Zhipu AI / Tsinghua's MoE family. GLM-4.5, GLM-4.7, GLM-5.0, GLM-5.1 (2025–2026). The model that's most commonly cited as the easiest large MoE to run on workstation Blackwell, because of how its dependency stack is structured.

The model¶

	GLM-5.0	GLM-5.1 (full)	GLM-5.1 (REAP-160)
Total parameters	~620 B	744 B	478 B
Active per token	~36 B	42 B	~36 B
Number of experts	160 routed	256 routed	160 routed (after pruning)
Top-k	6	8	8
Hidden dim	6144	7168	7168
Attention	MHA + DSA option	MHA + DSA option	MHA + NSA option
Native quantization	FP8	NVFP4	NVFP4

GLM-5.1 introduced two attention variants: standard MHA, and DSA (Differential Sparse Attention) for long-context. DSA has a known kernel issue on SM120 (see below); MHA works fine.

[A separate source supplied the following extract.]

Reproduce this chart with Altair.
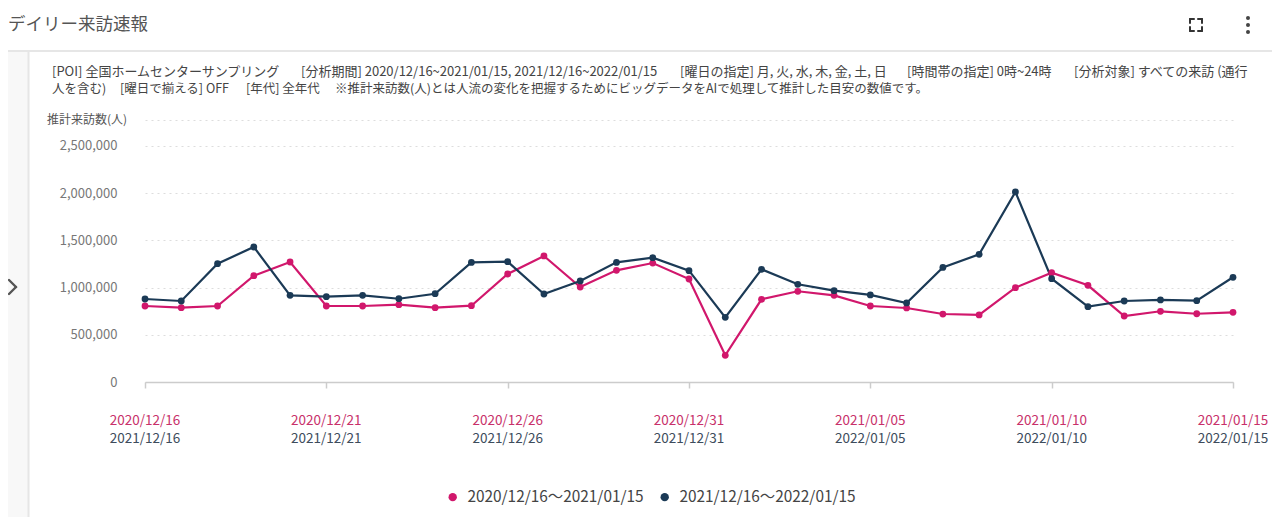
import altair as alt
import pandas as pd

FONT = "Noto Sans CJK JP"
PINK = "#d1176c"
NAVY = "#1b3a56"

title_text = "デイリー来訪速報"
info_line1 = ["[POI] 全国ホームセンターサンプリング",
              "[分析期間] 2020/12/16~2021/01/15, 2021/12/16~2022/01/15",
              "[曜日の指定] 月, 火, 水, 木, 金, 土, 日",
              "[時間帯の指定] 0時~24時",
              "[分析対象] すべての来訪 (通行"]
info_line2 = ["人を含む)",
              "[曜日で揃える] OFF",
              "[年代] 全年代",
              "※推計来訪数(人)とは人流の変化を把握するためにビッグデータをAIで処理して推計した目安の数値です。"]
y_title = "推計来訪数(人)"

series_names = ["2020/12/16〜2021/01/15", "2021/12/16〜2022/01/15"]
days = list(range(31))
vals_a = [805000, 787000, 805000, 1126000, 1271000, 805000, 805000, 819000, 787000, 808000,
          1144000, 1335000, 1006000, 1183000, 1260000, 1091000, 283000, 876000, 961000, 918000,
          805000, 784000, 720000, 710000, 999000, 1158000, 1024000, 699000, 749000, 723000, 738000]
vals_b = [879000, 858000, 1253000, 1430000, 918000, 904000, 918000, 882000, 935000, 1267000,
          1274000, 932000, 1070000, 1267000, 1317000, 1179000, 685000, 1194000, 1035000, 967000,
          922000, 837000, 1214000, 1352000, 2013000, 1094000, 798000, 858000, 869000, 861000, 1109000]

tick_days = [0, 5, 10, 15, 20, 25, 30]
tick_labels_a = ["2020/12/16", "2020/12/21", "2020/12/26", "2020/12/31", "2021/01/05", "2021/01/10", "2021/01/15"]
tick_labels_b = ["2021/12/16", "2021/12/21", "2021/12/26", "2021/12/31", "2022/01/05", "2022/01/10", "2022/01/15"]
y_ticks = [0, 500000, 1000000, 1500000, 2000000, 2500000, 2775000]

W, H = 1088, 262

df = pd.DataFrame({
    "day": days + days,
    "value": vals_a + vals_b,
    "series": [series_names[0]] * 31 + [series_names[1]] * 31,
})
ticks_df = pd.DataFrame({"day": tick_days, "la": tick_labels_a, "lb": tick_labels_b})

xs = alt.Scale(domain=[0, 30], nice=False, zero=False)
ys = alt.Scale(domain=[0, 2775000], nice=False)
cs = alt.Scale(domain=series_names, range=[PINK, NAVY])

xaxis = alt.Axis(values=tick_days, labels=False, title=None, grid=False, domainColor="#cccccc",
                 domainWidth=1.5, tickColor="#cccccc", tickSize=6, tickWidth=1.5)
yaxis = alt.Axis(values=y_ticks, title=None, domain=False, ticks=False, gridColor="#dddddd",
                 gridDash=[2, 4], gridWidth=1, labelColor="#777777", labelFontSize=13,
                 labelFont=FONT, labelPadding=28,
                 labelExpr="datum.value > 2600000 ? '' : format(datum.value, ',')")
legend = alt.Legend(title=None, orient="none", direction="horizontal",
                    legendX=300, legendY=369, symbolType="circle", symbolSize=70,
                    symbolStrokeWidth=0, labelFontSize=15.4, labelFont=FONT, labelColor="#444444",
                    labelLimit=400, columnPadding=13, labelOffset=7)

base = alt.Chart(df)
lines = base.mark_line(strokeWidth=2.2).encode(
    x=alt.X("day:Q", scale=xs, axis=xaxis),
    y=alt.Y("value:Q", scale=ys, axis=yaxis),
    color=alt.Color("series:N", scale=cs, sort=series_names, legend=legend),
    detail="series:N",
)
points = base.mark_circle(size=46, opacity=1).encode(
    x=alt.X("day:Q", scale=xs),
    y=alt.Y("value:Q", scale=ys),
    color=alt.Color("series:N", scale=cs, sort=series_names, legend=legend),
)

lab_a = alt.Chart(ticks_df).mark_text(font=FONT, fontSize=13.5, color="#c8306a", baseline="middle").encode(
    x=alt.X("day:Q", scale=xs), y=alt.value(300.5), text="la:N")
lab_b = alt.Chart(ticks_df).mark_text(font=FONT, fontSize=13.5, color="#3d4c5c", baseline="middle").encode(
    x=alt.X("day:Q", scale=xs), y=alt.value(318.5), text="lb:N")

# decorations (pixel positions relative to plot origin)
one = pd.DataFrame({"k": [0]})
def txt(s, x, y, size, color, weight="normal", align="left"):
    return alt.Chart(one).mark_text(text=s, font=FONT, fontSize=size, color=color, align=align,
                                    baseline="middle", fontWeight=weight).encode(
        x=alt.value(x), y=alt.value(y))

sidebar = alt.Chart(one).mark_rect(color="#f8f8f8").encode(
    x=alt.value(-137), x2=alt.value(-117), y=alt.value(-68), y2=alt.value(402))
segs = pd.DataFrame({
    "x":  [-145, -116.5, 1045, 1045, 1053, 1057, 1045, 1045, 1053, 1057, -136, -129],
    "x2": [1135, -116.5, 1049, 1045, 1057, 1057, 1049, 1045, 1057, 1057, -129, -136],
    "y":  [-69, -68, -101, -101, -101, -101, -89, -89, -89, -89, 160, 167],
    "y2": [-69, 402, -101, -97, -101, -97, -89, -93, -89, -93, 167, 174],
    "w":  [2, 2, 2, 2, 2, 2, 2, 2, 2, 2, 2.4, 2.4],
    "c":  ["#e6e6e6", "#e6e6e6"] + ["#333333"] * 8 + ["#555555"] * 2,
})
rules = alt.Chart(segs).mark_rule(strokeCap="round").encode(
    x=alt.X("x:Q", scale=None), x2="x2:Q", y=alt.Y("y:Q", scale=None), y2="y2:Q",
    color=alt.Color("c:N", scale=None), strokeWidth=alt.StrokeWidth("w:Q", scale=None))
dots = alt.Chart(pd.DataFrame({"x": [1103, 1103, 1103], "y": [-102, -95, -88]})).mark_circle(
    size=16, color="#444444", opacity=1).encode(
    x=alt.X("x:Q", scale=None), y=alt.Y("y:Q", scale=None))

line1_x = [-93, 156, 535, 762, 929]
line2_x = [-93, -25, 101, 190]
info = []
for s, x in zip(info_line1, line1_x):
    info.append(txt(s, x, -48, 13, "#444444"))
for s, x in zip(info_line2, line2_x):
    info.append(txt(s, x, -31, 12.5, "#444444"))

chart = alt.layer(
    sidebar, rules, dots,
    txt(title_text, -137, -95, 17.5, "#555555"),
    *info,
    txt(y_title, -98, 0, 12, "#555555"),
    lines, points, lab_a, lab_b,
).properties(
    width=W, height=H,
    padding={"left": 137, "top": 112, "right": 39, "bottom": 135},
    autosize=alt.AutoSizeParams(type="none"),
).configure_view(stroke=None).configure_axis(labelFont=FONT)

chart.save("out.html", embed_options={"renderer": "svg", "actions": False})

REAP-160 is Zhipu's official pruning recipe that brings GLM-5.1 from 256 to 160 experts with minimal quality loss (~0.3 perplexity drop). The resulting 478B-parameter model is specifically sized to fit 4× 96 GB workstation Blackwell.

What the reference deployment assumes¶

Zhipu's deployment guidance for GLM-5 targets:

Hardware: H200 / B200, with NVLink ideally
GEMM: stock CUTLASS NVFP4 templates
Attention: FlashAttention-2 (MHA) or custom DSA kernel
MoE: sglang or vLLM, with the engine choosing between FlashInfer-MoE and CUTLASS-MoE backends
Parallelism: EP=N for the experts, TP within each expert

The dependency stack is the lightest of the three families covered here: stock CUTLASS, stock FlashAttention, no custom GEMM library. The only tcgen05-specific code path is the optional FlashInfer-MoE one-shot a2a, which is opt-in.

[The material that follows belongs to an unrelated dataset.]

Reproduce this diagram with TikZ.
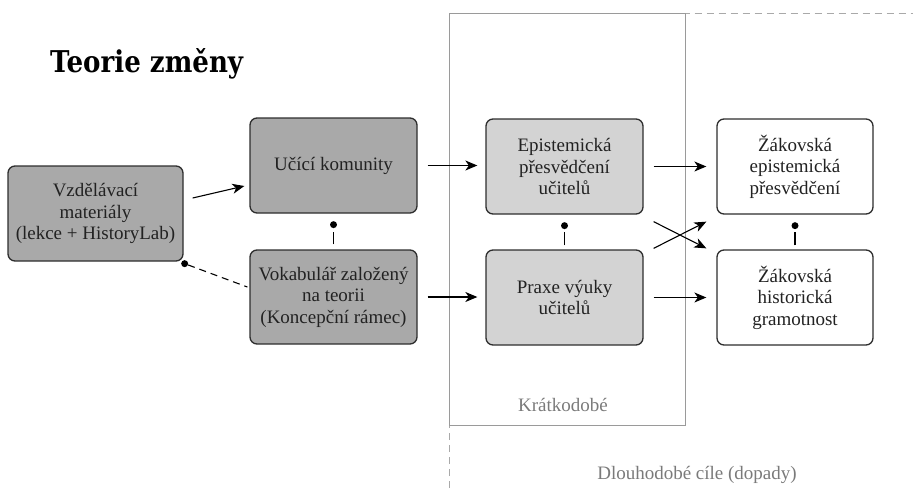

What breaks on workstation Blackwell¶

1. EP plan (default for some configs)¶

If the inference engine defaults to EP, you hit the all-to-all bandwidth wall. Switch to TP.

2. DSA path on SM120¶

GLM-5.1's DSA kernel has a path that fails to compile on SM120 in some inference engine versions. This is a known issue; vLLM 0.7.x and sglang 0.5.10+ have patched it.

For long-context inference, you can either:

Enable DSA with the patched engines
Fall back to MHA (slower at long context, but correct)

3. CUTLASS SMEM cliff¶

Same as elsewhere — CUTLASS NVFP4 templates may overflow SMEM. Use SM120 templates with smaller tiles.

4. fp8_e4m3 KV on certain sglang versions¶

Some intermediate sglang versions hit a tcgen05.cp-based dequant path for FP8 KV. Pin to sglang 0.5.10.post1 or later which uses an mma.sync-based dequant path.

What works on workstation Blackwell¶

A working configuration for GLM-5.1 REAP-160 NVFP4:

weights: NVFP4 (REAP-160 prune of GLM-5.1, fits 4× 96GB)
kv_cache: FP8 E4M3
attention: Triton-based with kv_splits=64
parallelism:
  tensor_parallel: 4
  pipeline_parallel: 1
  expert_parallel: 1
gemm_backend: cutlass (SM120 templates)
attention_backend: triton (auto-selected on SM120)

GLM-5.1 REAP-160 + NVFP4 quantization fits 4× 96 GB workstation Blackwell with substantial KV-cache headroom — enough for 200k-token context with FP8 KV. This is the model class for which workstation Blackwell is genuinely viable as a deployment target.

Performance expectations¶

On 4× workstation Blackwell:

Variant	Context	Decode tok/s
GLM-5.1 REAP-160	256	46
GLM-5.1 REAP-160	4 K	42
GLM-5.1 REAP-160	16 K	38
GLM-5.1 REAP-160	150 K	22

These are from a TP=4, NVFP4-weights, FP8-KV, kv_splits=64 configuration. Without the kv_splits=64 setting, the long-context number drops to ~5 tok/s — that one knob is the largest single perf lever on this hardware class.

For comparison: the same model on a 4× B100 (datacenter Blackwell) deployment hits ~120–150 tok/s in the same configuration. The ~5× gap is consistent across all the case studies.

What makes GLM-5 the "easy" case¶

Lighter custom-kernel surface: stock CUTLASS, stock FlashAttention. No DeepGEMM-equivalent.
Pruning recipe sized for consumer hardware: REAP-160 specifically targets 4× 96 GB.
MoE plan flexibility: model architecture works fine under TP-only, no EP requirement
Active community: workstation Blackwell deployment is documented and tested

If you're new to running MoE on workstation Blackwell and want a model that "just works," GLM-5.1 REAP-160 NVFP4 is the recommended starting point.

What MTP and NSA add¶

MTP (Multi-Token Prediction): speculative decoding for higher throughput. Adds an extra prediction head; requires page_size=64 and BF16 KV. Optional; opt-in via inference engine flags.
NSA (Native Sparse Attention): sparsity in the attention computation for long-context. Has SM120 kernel issues in some versions; safest to leave disabled.

For initial deployments, leave both disabled. Enable MTP if you need throughput beyond what the baseline configuration provides.